Cao et al. (2024) propose RA-LLM, a defense that wraps a deployed model with a robustly-aligned response head: candidate completions from the underlying policy are screened against an alignment classifier that has itself been hardened against adversarial prompts, and only completions that pass are returned. The technique illustrates the broader pattern of inference-time alignment — placing alignment guarantees at decoding rather than only at training — and gives empirical evidence that alignment training on its own does not reliably transfer to adversarial inputs.

Beyond Helpfulness: Reasoning as a Reinforced Objective

Preference-based training generalises beyond helpfulness and harmlessness. Trung et al. (2024) introduce ReFT (Reinforced Fine-Tuning) for chain-of-thought reasoning: starting from a model already supervised-fine-tuned on chain-of-thought traces, ReFT optimises the policy with PPO using the eventual answer correctness as the reward signal. The result is improved reasoning generalisation compared to SFT alone, with the same training data, and demonstrates that the RLHF machinery is general — once a verifiable reward is available, the policy-gradient pipeline can sharpen any task on which the base model has non-trivial capability. ReFT prefigures the wave of RL with verifiable rewards that drives current frontier reasoning models, where the reward is no longer a fitted preference model but a programmatic checker.

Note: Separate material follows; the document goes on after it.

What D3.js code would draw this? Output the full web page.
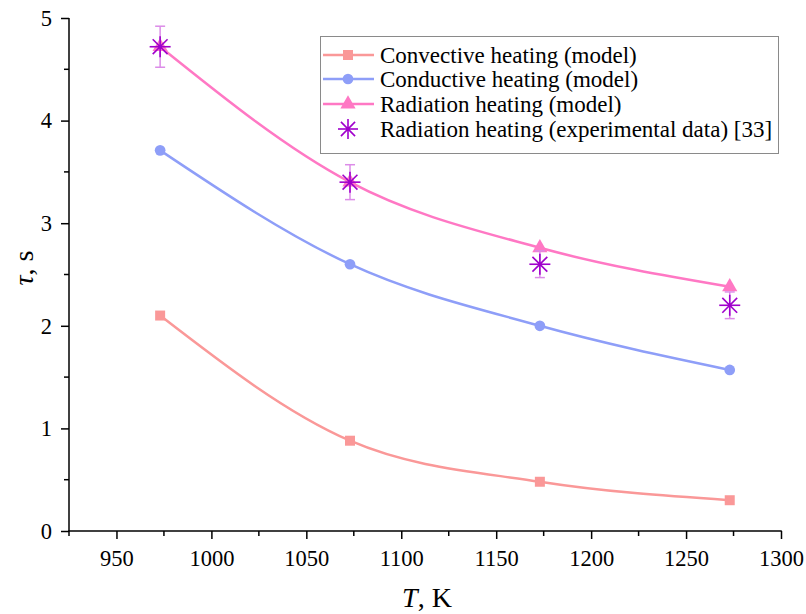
<!DOCTYPE html>
<html>
<head>
<meta charset="utf-8">
<script src="https://cdn.jsdelivr.net/npm/d3@7"></script>
<style>
  body { margin: 0; background: #fff; }
  svg text { font-family: "Liberation Serif", "Times New Roman", serif; fill: #000; }
</style>
</head>
<body>
<div id="container"></div>
<script>
// ---------------- data ----------------
const temps = [973, 1073, 1173, 1273];
const convective = [2.10, 0.88, 0.48, 0.30];
const conductive = [3.71, 2.60, 2.00, 1.57];
const radiation = [4.72, 3.40, 2.76, 2.38];
const experimental = [4.72, 3.40, 2.60, 2.20];
const experimentalErr = [0.20, 0.17, 0.13, 0.13];
const xTicks = [950, 1000, 1050, 1100, 1150, 1200, 1250, 1300];
const yTicks = [0, 1, 2, 3, 4, 5];
const legendLabels = [
  "Convective heating (model)",
  "Conductive heating (model)",
  "Radiation heating (model)",
  "Radiation heating (experimental data) [33]"
];

// ---------------- setup ----------------
const width = 806;
const height = 614;
const margin = { left: 69, right: 25, top: 18, bottom: 83 };

const svg = d3.select("#container").append("svg")
  .attr("width", width)
  .attr("height", height);

const xScale = d3.scaleLinear().domain([925, 1300]).range([margin.left, 781]);
const yScale = d3.scaleLinear().domain([0, 5]).range([531, margin.top]);

const colors = {
  convective: "#fa9898",
  conductive: "#8e9ef8",
  radiation: "#ff78c4",
  star: "#a000cc",
  err: "#dc8ce8"
};

// ---------------- axes ----------------
const xMinor = d3.range(925, 1301, 25).filter(v => v % 50 !== 0);
const yMinor = d3.range(0.5, 5, 1);

const xAxis = d3.axisBottom(xScale).tickValues(xTicks).tickSize(8).tickPadding(11)
  .tickFormat(d3.format("d"));
const yAxis = d3.axisLeft(yScale).tickValues(yTicks).tickSize(8).tickPadding(9)
  .tickFormat(d3.format("d"));

const gx = svg.append("g")
  .attr("transform", "translate(0," + yScale(0) + ")")
  .call(xAxis);
gx.append("g").selectAll("line").data(xMinor).enter().append("line")
  .attr("x1", d => xScale(d)).attr("x2", d => xScale(d))
  .attr("y1", 0).attr("y2", 5).attr("stroke", "#000").attr("stroke-width", 1.5);

const gy = svg.append("g")
  .attr("transform", "translate(" + xScale(925) + ",0)")
  .call(yAxis);
gy.append("g").selectAll("line").data(yMinor).enter().append("line")
  .attr("y1", d => yScale(d)).attr("y2", d => yScale(d))
  .attr("x1", 0).attr("x2", -5).attr("stroke", "#000").attr("stroke-width", 1.5);

[gx, gy].forEach(g => {
  g.select(".domain").remove();
  g.selectAll(".tick line").attr("stroke-width", 1.5);
  g.selectAll(".tick text").style("font-size", "22.5px");
});
svg.append("line")
  .attr("x1", xScale(925) - 0.75).attr("x2", xScale(1300) + 0.75)
  .attr("y1", yScale(0)).attr("y2", yScale(0))
  .attr("stroke", "#000").attr("stroke-width", 1.5);
svg.append("line")
  .attr("x1", xScale(925)).attr("x2", xScale(925))
  .attr("y1", yScale(0)).attr("y2", yScale(5))
  .attr("stroke", "#000").attr("stroke-width", 1.5);

// axis titles
const xt = svg.append("text")
  .attr("x", 427).attr("y", 607)
  .attr("text-anchor", "middle")
  .style("font-size", "28px");
xt.append("tspan").style("font-style", "italic").text("T");
xt.append("tspan").text(", K");

const yt = svg.append("text")
  .attr("transform", "translate(33,268) rotate(-90)")
  .attr("text-anchor", "middle")
  .style("font-size", "28px");
yt.append("tspan").style("font-style", "italic").text("τ");
yt.append("tspan").text(", s");

// ---------------- lines ----------------
const line = d3.line()
  .x((d, i) => xScale(temps[i]))
  .y(d => yScale(d))
  .curve(d3.curveMonotoneX);

const series = [
  { values: convective, color: colors.convective, shape: "square" },
  { values: conductive, color: colors.conductive, shape: "circle" },
  { values: radiation, color: colors.radiation, shape: "triangle" }
];

const symbolFor = {
  square: d3.symbol().type(d3.symbolSquare).size(100),
  circle: d3.symbol().type(d3.symbolCircle).size(90),
  triangle: d3.symbol().type(d3.symbolTriangle).size(100)
};

series.forEach(s => {
  svg.append("path")
    .attr("d", line(s.values))
    .attr("fill", "none")
    .attr("stroke", s.color)
    .attr("stroke-width", 2.5);
});
series.forEach(s => {
  svg.append("g").selectAll("path").data(s.values).enter().append("path")
    .attr("d", symbolFor[s.shape])
    .attr("transform", (d, i) => "translate(" + xScale(temps[i]) + "," + yScale(d) + ")")
    .attr("fill", s.color);
});

// ---------------- experimental ----------------
const expG = svg.append("g");
experimental.forEach((v, i) => {
  const cx = xScale(temps[i]);
  const top = yScale(v + experimentalErr[i]);
  const bot = yScale(v - experimentalErr[i]);
  expG.append("line").attr("x1", cx).attr("x2", cx).attr("y1", top).attr("y2", bot)
    .attr("stroke", colors.err).attr("stroke-width", 1.5);
  [top, bot].forEach(yy => {
    expG.append("line").attr("x1", cx - 5).attr("x2", cx + 5).attr("y1", yy).attr("y2", yy)
      .attr("stroke", colors.err).attr("stroke-width", 1.5);
  });
});

function star(g, cx, cy, r) {
  const d = r * Math.SQRT1_2;
  const segs = [[-r, 0, r, 0], [0, -r, 0, r], [-d, -d, d, d], [-d, d, d, -d]];
  segs.forEach(s => {
    g.append("line")
      .attr("x1", cx + s[0]).attr("y1", cy + s[1])
      .attr("x2", cx + s[2]).attr("y2", cy + s[3])
      .attr("stroke", colors.star).attr("stroke-width", 1.6);
  });
  g.append("circle").attr("cx", cx).attr("cy", cy).attr("r", 2).attr("fill", colors.star);
}
experimental.forEach((v, i) => star(expG, xScale(temps[i]), yScale(v), 10.5));

// ---------------- legend ----------------
const leg = svg.append("g");
leg.append("rect")
  .attr("x", 320.5).attr("y", 36.5).attr("width", 458).attr("height", 117)
  .attr("fill", "#fff").attr("stroke", "#8a8a8a").attr("stroke-width", 1);

const rowY = [55, 79, 104, 129];
legendLabels.forEach((lab, i) => {
  const y = rowY[i];
  if (i < 3) {
    leg.append("line").attr("x1", 323).attr("x2", 374).attr("y1", y).attr("y2", y)
      .attr("stroke", series[i].color).attr("stroke-width", 2.5);
    leg.append("path").attr("d", symbolFor[series[i].shape])
      .attr("transform", "translate(348," + y + ")")
      .attr("fill", series[i].color);
  } else {
    star(leg, 348, y, 10);
  }
  leg.append("text").attr("x", 380).attr("y", y + 8)
    .style("font-size", "23px").text(lab);
});
</script>
</body>
</html>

Open Methodological Questions

Alignment methodology continues to move quickly. Open questions include: how to scale preference collection without flattening it through aggregation; how to mitigate reward hacking when the reward model is differentiable through the policy; how to detect and reduce sycophancy — the policy’s tendency to agree with the user rather than the truth; how to combine SFT, RLHF/DPO, and RL-with-verifiable-rewards into a single coherent pipeline; and how to evaluate alignment without leaking the evaluation set into the training data via the model deployer’s own labellers. The field’s centre of gravity is shifting from “is the trained model helpful” to “is the trained model helpful, harmless, honest, and its alignment properties demonstrably robust to red-teaming,” with the latter requirement establishing a tight coupling to the work surveyed in the red-teaming topic.